Udoma recalled that following the collapse of crude oil prices in 2014, which culminated in the country’s economy sliding into recession in 2016, the government developed the ERGP in early 2017.

He told his audience that the plan had five strategic areas of macroeconomic stability, economic diversification and growth drivers, competitiveness, social inclusion and jobs, as well as governance and other enablers.

The minister said the positive trends recorded in the country’s economic indicators since the launch of the ERGP had shown that the plan was working.

He stated, “We have been able to bring down inflation from 18.7 per cent in January last year to 11.2 per cent by August this year. Our aim is to bring inflation down to a single digit by the end of the plan period in 2020.

“The exchange rate market has been stabilised through the introduction of the investors and importers’ foreign exchange window. We have also been able to build up our external reserves from $27bn in 2016 to $43.9bn by early this month.

“Our current account, as a ratio of Gross Domestic Product, has moved from a deficit of 3.2 per cent in 2015 to a surplus of 2.8 per cent by end of last year. And this is built on export growth, including significant growth in non-oil exports that has resulted in the country recording a consistently positive trade balance since the fourth quarter of 2016.”

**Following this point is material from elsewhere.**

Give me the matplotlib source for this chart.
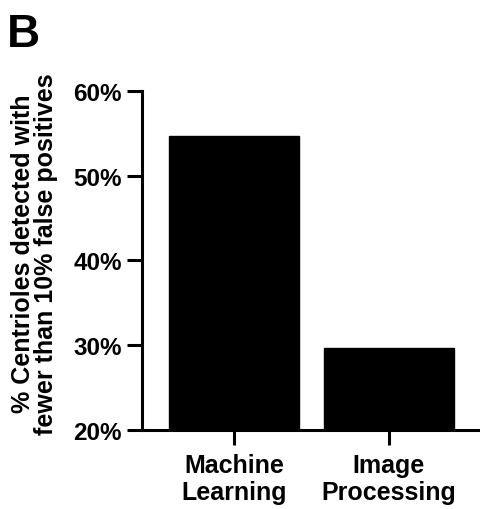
import matplotlib.pyplot as plt
from matplotlib.ticker import FuncFormatter

plt.rcParams['font.family'] = ['Liberation Sans', 'DejaVu Sans']
plt.rcParams['font.weight'] = 'bold'

methods = ['Machine\nLearning', 'Image\nProcessing']
detected = [54.7, 29.7]
yticks = [20, 30, 40, 50, 60]

fig = plt.figure(figsize=(4.8, 5.1), dpi=100)
ax = fig.add_axes([0.296, 0.155, 0.704, 0.665])

ax.bar(range(len(methods)), detected, width=0.84, color='black', edgecolor='black')

ax.set_ylim(20, 60)
ax.set_xlim(-0.594, 1.59)
ax.set_yticks(yticks)
ax.yaxis.set_major_formatter(FuncFormatter(lambda v, p: f'{v:.0f}%'))
ax.set_xticks(range(len(methods)))
ax.set_xticklabels(methods, fontsize=18, fontweight='bold', linespacing=1.15)
for lab in ax.get_yticklabels():
    lab.set_fontsize(17.5)
    lab.set_fontweight('bold')

for side in ['top', 'right']:
    ax.spines[side].set_visible(False)
for side in ['left', 'bottom']:
    ax.spines[side].set_linewidth(2.2)
ax.tick_params(axis='both', width=2.2, length=10.5, pad=4)
ax.tick_params(axis='x', pad=6)

fig.text(0.072, 0.502, '% Centrioles detected with\nfewer than 10% false positives',
         rotation=90, ha='center', va='center', fontsize=18, fontweight='bold',
         linespacing=0.97)
fig.text(0.015, 0.975, 'B', fontsize=33, fontweight='bold', va='top', ha='left')

fig.savefig('out.png', dpi=100)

Udoma added that the ERGP targeted both the oil and non-oil sectors of the economy.

With specific reference to the oil sector, the minister stated that due to disruptions militants at some point in 2016, oil production was as low as one million barrel per day.

“Through positive engagements with the communities in the Niger Delta, we have improved the environment for oil production. Apart from technical hitches, from time to time, we are now able to produce up to two million barrels per day and take advantage of the more favourable international oil prices. Our target is to produce 2.3mbpd.”